II. LES NOUVELLES ORIENTATIONS DE LA POLITIQUE D'AMÉNAGEMENT DU TERRITOIRE

Votre rapporteur s'interroge en effet sur les motivations qui ont conduit le gouvernement à présenter son projet de loi d'orientation sur l'aménagement et de développement durable du territoire comme une simple "révision" de la loi d'orientation de 1995.

Même s'il se félicite de la confirmation de plusieurs dispositifs créés par la loi de 1995, il estime que les orientations définies par le gouvernement à l'issue du CIADT de décembre 1997, et leur traduction législative dans le projet de loi qu'il déposera en 1999, marquent un infléchissement très sensible dans les priorités et les outils de la politique d'aménagement du territoire.

A. UN PROBLÈME DE MÉTHODE

Certaines de ces nouvelles inflexions ont d'ailleurs, votre rapporteur tient à le rappeler, déjà trouvé leur traduction pratique avant même de pouvoir s'adosser à un fondement législatif.

Les procédés qui ont conduit à l'abandon du projet de canal Rhin-Rhône en ont l'illustration exemplaire : la réalisation de ce grand projet avait été inscrite dans l'article 36 de la loi d'orientation de 1995, et donc votée par le Parlement.

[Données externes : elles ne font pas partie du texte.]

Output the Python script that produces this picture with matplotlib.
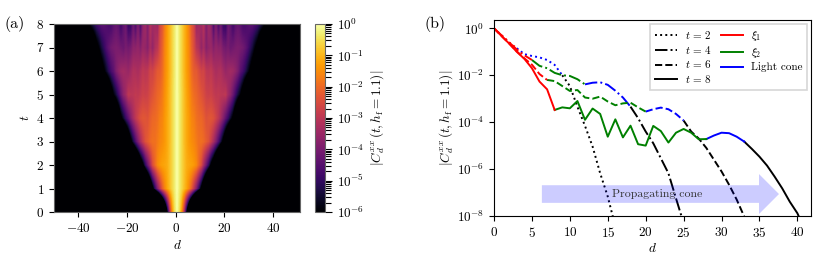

Lorsque le gouvernement a voulu renoncer à ce projet, il a préféré se contenter d'en abroger par décret la déclaration d'utilité publique , plutôt que de revenir devant le Parlement comme l'eussent voulu le parallélisme des formes et la hiérarchie des normes juridiques. D'un point de vue strictement juridique, il est en effet "singulier" au regard de ces deux principes fondamentaux de notre droit d'annuler par un simple décret une décision posée par la loi, norme juridiquement supérieure. Sous l'angle politique, on peut s'interroger sur les raisons qui ont conduit le gouvernement à préférer faire -provisoirement au moins- l'économie d'un débat et d'un vote parlementaire.

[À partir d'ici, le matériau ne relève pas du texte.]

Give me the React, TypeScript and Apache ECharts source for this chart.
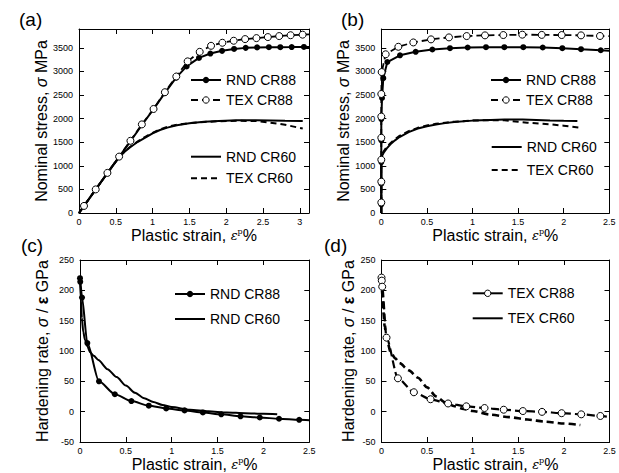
import React, { useEffect, useRef } from "react";
import * as echarts from "echarts";

const FONT = "'Liberation Sans', Arial, Helvetica, sans-serif";
const SERIF = "'DejaVu Serif', 'Liberation Serif', serif";

// ---------- Panel (a): nominal stress vs plastic strain ----------
const A_RND88_X = [0, 0.07, 0.225, 0.385, 0.545, 0.7, 0.855, 1.01, 1.165, 1.32, 1.462, 1.63, 1.785, 1.944, 2.107, 2.265, 2.42, 2.58, 2.735, 2.89, 3.056, 3.125];
const A_RND88_Y = [0, 150, 495, 845, 1190, 1525, 1865, 2195, 2540, 2870, 3107, 3287, 3380, 3437, 3478, 3500, 3510, 3515, 3515, 3517, 3520, 3520];
const A_TEX88_X = [0, 0.068, 0.227, 0.386, 0.545, 0.699, 0.854, 1.013, 1.167, 1.322, 1.476, 1.64, 1.794, 1.948, 2.102, 2.257, 2.411, 2.566, 2.72, 2.875, 3.038, 3.125];
const A_TEX88_Y = [0, 150, 500, 850, 1195, 1530, 1878, 2205, 2560, 2893, 3214, 3416, 3544, 3608, 3651, 3686, 3707, 3729, 3750, 3768, 3780, 3785];
const A_RND60_X = [0, 0.2, 0.4, 0.55, 0.62, 0.7, 0.8, 0.9, 1.0, 1.1, 1.2, 1.33, 1.5, 1.7, 1.9, 2.15, 2.4, 2.6, 2.8, 3.04];
const A_RND60_Y = [0, 440, 875, 1195, 1300, 1400, 1510, 1600, 1690, 1760, 1810, 1860, 1900, 1935, 1952, 1965, 1968, 1962, 1955, 1950];
const A_TEX60_X = [0, 0.2, 0.4, 0.55, 0.62, 0.7, 0.8, 0.9, 1.0, 1.1, 1.2, 1.33, 1.5, 1.7, 1.9, 2.15, 2.4, 2.6, 2.8, 3.04];
const A_TEX60_Y = [0, 440, 875, 1195, 1305, 1410, 1520, 1615, 1700, 1770, 1825, 1870, 1905, 1930, 1945, 1955, 1950, 1915, 1870, 1790];

// ---------- Panel (b): nominal stress vs plastic strain (zoomed) ----------
const B_RND88_X = [0, 0, 0, 0, 0, 0, 0.008, 0.022, 0.066, 0.205, 0.377, 0.56, 0.753, 0.947, 1.148, 1.349, 1.557, 1.77, 1.985, 2.19, 2.406, 2.5];
const B_RND88_Y = [0, 180, 620, 1080, 1540, 1990, 2437, 2858, 3200, 3343, 3416, 3465, 3493, 3508, 3515, 3515, 3515, 3508, 3493, 3472, 3450, 3440];
const B_TEX88_X = [0, 0, 0, 0, 0, 0, 0, 0.004, 0.048, 0.187, 0.351, 0.545, 0.742, 0.936, 1.137, 1.338, 1.546, 1.759, 1.978, 2.19, 2.398, 2.5];
const B_TEX88_Y = [0, 223, 664, 1129, 1594, 2044, 2522, 2987, 3364, 3523, 3615, 3680, 3722, 3750, 3765, 3772, 3780, 3775, 3772, 3765, 3752, 3748];
const B_RND60_X = [0, 0, 0.01, 0.03, 0.06, 0.1, 0.15, 0.2, 0.3, 0.4, 0.5, 0.6, 0.7, 0.8, 1.0, 1.2, 1.35, 1.55, 1.7, 1.85, 2.0, 2.15];
const B_RND60_Y = [0, 1150, 1220, 1290, 1370, 1455, 1540, 1610, 1715, 1790, 1840, 1878, 1905, 1930, 1958, 1973, 1980, 1980, 1972, 1962, 1955, 1950];
const B_TEX60_X = [0, 0, 0.01, 0.03, 0.06, 0.1, 0.15, 0.2, 0.3, 0.4, 0.5, 0.6, 0.7, 0.8, 1.0, 1.2, 1.35, 1.5, 1.6, 1.75, 1.85, 2.0, 2.18];
const B_TEX60_Y = [0, 1180, 1250, 1320, 1400, 1480, 1565, 1635, 1735, 1805, 1855, 1890, 1915, 1935, 1958, 1968, 1965, 1935, 1915, 1895, 1880, 1850, 1805];

// ---------- Panel (c): hardening rate, RND ----------
const C_RND88_X = [0, 0.003, 0.022, 0.08, 0.207, 0.38, 0.56, 0.75, 0.94, 1.14, 1.34, 1.54, 1.75, 1.96, 2.17, 2.39, 2.5];
const C_RND88_Y = [220, 214, 188, 113, 50, 28.7, 17.5, 9.8, 5.4, 2.1, -1.3, -4.4, -7.7, -9.6, -11.7, -13.4, -14.2];
const C_RND60_X = [0, 0.01, 0.02, 0.035, 0.055, 0.08, 0.11, 0.15, 0.2, 0.3, 0.4, 0.5, 0.6, 0.7, 0.8, 0.9, 1.0, 1.2, 1.4, 1.6, 1.8, 2.0, 2.15];
const C_RND60_Y = [215, 185, 155, 132, 118, 108, 98, 92, 85, 70, 57, 43, 31, 22, 16, 11, 7.5, 3, 0.5, -1.2, -2.5, -3.5, -4.3];

// ---------- Panel (d): hardening rate, TEX ----------
const D_TEX88_X = [0, 0.003, 0.008, 0.055, 0.18, 0.355, 0.538, 0.73, 0.93, 1.13, 1.34, 1.55, 1.76, 1.975, 2.19, 2.4, 2.5];
const D_TEX88_Y = [221, 216, 206, 122, 55, 32, 20.5, 13.5, 8.8, 6, 3.2, 1, -0.3, -2.5, -4.4, -7.1, -8.8];
const D_TEX60_X = [0, 0.01, 0.02, 0.035, 0.06, 0.1, 0.15, 0.2, 0.3, 0.4, 0.5, 0.6, 0.7, 0.8, 0.9, 1.0, 1.2, 1.4, 1.6, 1.8, 2.0, 2.18];
const D_TEX60_Y = [218, 190, 165, 140, 118, 98, 88, 80, 68, 56, 40, 25, 15, 9, 4.5, 1, -5, -9, -13, -16.5, -19.5, -22];

// axis ranges
const STRESS_RANGE = [0, 3900];
const RATE_RANGE = [-50, 250];
const A_STRAIN_RANGE = [0, 3.125];
const STRAIN_RANGE = [0, 2.5];
const PANEL_LABELS = ["(a)", "(b)", "(c)", "(d)"];
const SERIES_NAMES = ["RND CR88", "TEX CR88", "RND CR60", "TEX CR60"];

function pts(xs: number[], ys: number[], bare: number[]) {
  return xs.map((x, i) =>
    bare.includes(i) ? { value: [x, ys[i]], symbol: "none" } : [x, ys[i]]
  );
}

const X_NAME = "{t|Plastic strain, }{e|ε}{s|p}{t|%}";
const STRESS_NAME = "{t|Nominal stress, }{i|σ}{t| MPa}";
const RATE_NAME = "{t|Hardening rate, }{i|σ}{t| / }{b|ε}{t| GPa}";

const nameStyle = {
  fontSize: 16,
  fontFamily: FONT,
  color: "#000",
  rich: {
    t: { fontSize: 16, fontFamily: FONT, color: "#000" },
    i: { fontSize: 16, fontFamily: FONT, fontStyle: "italic", color: "#000" },
    b: { fontSize: 16, fontFamily: FONT, fontWeight: "bold", color: "#000" },
    e: { fontSize: 13, fontFamily: SERIF, fontStyle: "italic", color: "#000" },
    s: { fontSize: 8, fontFamily: SERIF, color: "#000", verticalAlign: "top" },
  },
};

const axisLine = { show: true, onZero: false, lineStyle: { color: "#000", width: 1 } };
const axisTick = { show: true, inside: true, length: 5, lineStyle: { color: "#000", width: 1 } };
const fmt = (v: number) => String(v);

function xAxes(gridIndex: number, range: number[], hideMax: boolean) {
  const common = {
    type: "value",
    gridIndex,
    min: range[0],
    max: range[1],
    interval: 0.5,
    splitLine: { show: false },
    axisLine,
    axisTick,
  };
  return [
    {
      ...common,
      position: "bottom",
      axisLabel: { fontSize: 9, fontFamily: FONT, color: "#000", margin: 4, showMaxLabel: !hideMax, formatter: fmt },
      name: X_NAME,
      nameLocation: "middle",
      nameGap: 14,
      nameTextStyle: nameStyle,
    },
    { ...common, position: "top", axisLabel: { show: false } },
  ];
}

function yAxes(gridIndex: number, range: number[], interval: number, hideMax: boolean, name: string, gap: number) {
  const common = {
    type: "value",
    gridIndex,
    min: range[0],
    max: range[1],
    interval,
    splitLine: { show: false },
    axisLine,
    axisTick,
  };
  return [
    {
      ...common,
      position: "left",
      axisLabel: { fontSize: 9, fontFamily: FONT, color: "#000", margin: 6, showMaxLabel: !hideMax, formatter: fmt },
      name,
      nameLocation: "middle",
      nameGap: gap,
      nameTextStyle: nameStyle,
    },
    { ...common, position: "right", axisLabel: { show: false } },
  ];
}

const rnd88Style = {
  symbol: "circle",
  symbolSize: 6,
  itemStyle: { color: "#000" },
  lineStyle: { color: "#000", width: 2 },
};
const tex88Style = {
  symbol: "circle",
  symbolSize: 7,
  itemStyle: { color: "#fff", borderColor: "#000", borderWidth: 1 },
  lineStyle: { color: "#000", width: 1.8, type: [7, 4] },
};
const rnd60Style = {
  symbol: "none",
  itemStyle: { color: "#000" },
  lineStyle: { color: "#000", width: 2 },
};
const tex60Style = {
  symbol: "none",
  itemStyle: { color: "#000" },
  lineStyle: { color: "#000", width: 2, type: [6, 4] },
};

function line(name: string, style: any, xi: number, yi: number, data: any[], extra: any = {}) {
  return {
    type: "line",
    name,
    xAxisIndex: xi,
    yAxisIndex: yi,
    data,
    animation: false,
    silent: true,
    ...style,
    ...extra,
    lineStyle: { ...style.lineStyle, ...(extra.lineStyle || {}) },
  };
}

const legendText = { fontSize: 14, fontFamily: FONT, color: "#000" };
function legend(left: number, top: number, gap: number, data: any[]) {
  return {
    left,
    top,
    orient: "vertical",
    itemWidth: 30,
    itemHeight: 8,
    itemGap: gap,
    padding: 0,
    selectedMode: false,
    textStyle: legendText,
    data,
  };
}
const hideSym = { itemStyle: { opacity: 0 } };

export default function App() {
  const ref = useRef<HTMLDivElement>(null);
  useEffect(() => {
    if (!ref.current) return;
    const chart = echarts.init(ref.current, undefined, { renderer: "svg" });
    const [RND88, TEX88, RND60, TEX60] = SERIES_NAMES;
    const option: any = {
      animation: false,
      backgroundColor: "#fff",
      grid: [
        { left: 79, top: 29, width: 230, height: 184 },
        { left: 381.3, top: 29, width: 228, height: 184 },
        { left: 80, top: 260, width: 229.3, height: 183.5 },
        { left: 381.5, top: 260, width: 228, height: 183.5 },
      ],
      xAxis: [
        ...xAxes(0, A_STRAIN_RANGE, true),
        ...xAxes(1, STRAIN_RANGE, false),
        ...xAxes(2, STRAIN_RANGE, false),
        ...xAxes(3, STRAIN_RANGE, false),
      ],
      yAxis: [
        ...yAxes(0, STRESS_RANGE, 500, true, STRESS_NAME, 30),
        ...yAxes(1, STRESS_RANGE, 500, true, STRESS_NAME, 23),
        ...yAxes(2, RATE_RANGE, 50, false, RATE_NAME, 30),
        ...yAxes(3, RATE_RANGE, 50, false, RATE_NAME, 23),
      ],
      legend: [
        legend(190, 73, 6, [RND88, { name: TEX88, itemStyle: { borderWidth: 1 } }]),
        legend(190, 149.7, 7.6, [{ name: RND60, ...hideSym }, { name: TEX60, ...hideSym }]),
        legend(490, 73, 6, [RND88, { name: TEX88, itemStyle: { borderWidth: 1 } }]),
        legend(490.7, 140, 9, [{ name: RND60, ...hideSym }, { name: TEX60, ...hideSym }]),
        legend(174, 287, 11, [RND88, { name: RND60, ...hideSym }]),
        legend(471.7, 286.3, 11, [
          { name: TEX88, itemStyle: { borderWidth: 1 }, lineStyle: { type: "solid" } },
          { name: TEX60, itemStyle: { opacity: 0 }, lineStyle: { type: "solid" } },
        ]),
      ],
      graphic: PANEL_LABELS.map((t, i) => ({
        type: "text",
        left: [19, 341, 21, 324][i],
        top: [10, 10, 236, 236][i],
        silent: true,
        style: { text: t, fontSize: 19, fontFamily: FONT, fill: "#000" },
      })),
      series: [
        // (a)
        line(RND60, rnd60Style, 0, 0, pts(A_RND60_X, A_RND60_Y, [])),
        line(TEX60, tex60Style, 0, 0, pts(A_TEX60_X, A_TEX60_Y, [])),
        line(RND88, rnd88Style, 0, 0, pts(A_RND88_X, A_RND88_Y, [0, A_RND88_X.length - 1])),
        line(TEX88, tex88Style, 0, 0, pts(A_TEX88_X, A_TEX88_Y, [0, A_TEX88_X.length - 1])),
        // (b)
        line(RND60, rnd60Style, 2, 2, pts(B_RND60_X, B_RND60_Y, [])),
        line(TEX60, tex60Style, 2, 2, pts(B_TEX60_X, B_TEX60_Y, [])),
        line(RND88, rnd88Style, 2, 2, pts(B_RND88_X, B_RND88_Y, [0, B_RND88_X.length - 1])),
        line(TEX88, tex88Style, 2, 2, pts(B_TEX88_X, B_TEX88_Y, [0, B_TEX88_X.length - 1])),
        // (c)
        line(RND60, rnd60Style, 4, 4, pts(C_RND60_X, C_RND60_Y, []), { smooth: 0.25, smoothMonotone: "x" }),
        line(RND88, rnd88Style, 4, 4, pts(C_RND88_X, C_RND88_Y, [C_RND88_X.length - 1]), { smooth: 0.25, smoothMonotone: "x" }),
        // (d)
        line(TEX60, tex60Style, 6, 6, pts(D_TEX60_X, D_TEX60_Y, []), { smooth: 0.25, smoothMonotone: "x", lineStyle: { width: 2.6, type: [7, 4] } }),
        line(TEX88, tex88Style, 6, 6, pts(D_TEX88_X, D_TEX88_Y, [D_TEX88_X.length - 1]), { smooth: 0.25, smoothMonotone: "x", lineStyle: { width: 2.2, type: [8, 4] } }),
      ],
    };
    chart.setOption(option);
    return () => chart.dispose();
  }, []);
  return (
    <div
      ref={ref}
      style={{ position: "fixed", left: 0, top: 0, width: 619, height: 473, background: "#fff" }}
    />
  );
}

Cet exemple, pour caractéristique qu'il soit, n'est cependant pas isolé, et l'on peut citer plusieurs dispositions prévues par la loi d'orientation de 1995 qui, n'entrant pas dans les nouvelles orientations du gouvernement, risquent, soit faute de décret d'application, soit faute de crédits, de se retrouver caduques sans même avoir été abrogées. On en citera ici deux illustrations significatives :

- le schéma national d'aménagement du territoire , prévu par l'article 21 de la loi d'orientation de 1995, avait été présenté au comité interministériel d'aménagement et de développement du territoire (CIADT) d'Auch, et devait, conformément aux dispositions de la loi, faire l'objet d'un débat devant le Parlement avant son adoption définitive ; son élaboration est abandonnée , le gouvernement préférant s'orienter vers des schémas de services collectifs, couplés à des schémas régionaux qui, d'après les informations dont on dispose aujourd'hui, ne devraient pas donner lieu, avant adoption, à un débat parlementaire ;

- le Fonds de gestion de l'espace rural (FGER), créé par l'article 38 de la loi d'orientation de 1995 n'est pas positivement supprimé, mais ses dotations, dans le projet de loi de finances pour 1999, sont ramenées à zéro , où plutôt transférées sur les nouveaux "contrats territoriaux d'exploitation" dont la création est prévue dans le projet de loi d'orientation agricole, et qui sont loin de viser le même objectif.

Votre rapporteur tenait à rappeler ces exemples qui, tout comme le dépôt tardif du projet de loi d'orientation sur l'aménagement et le développement durable du territoire, ne témoignent pas d'un grand empressement du gouvernement à venir débattre avec le Parlement de ses grandes orientations en matière d'aménagement du territoire.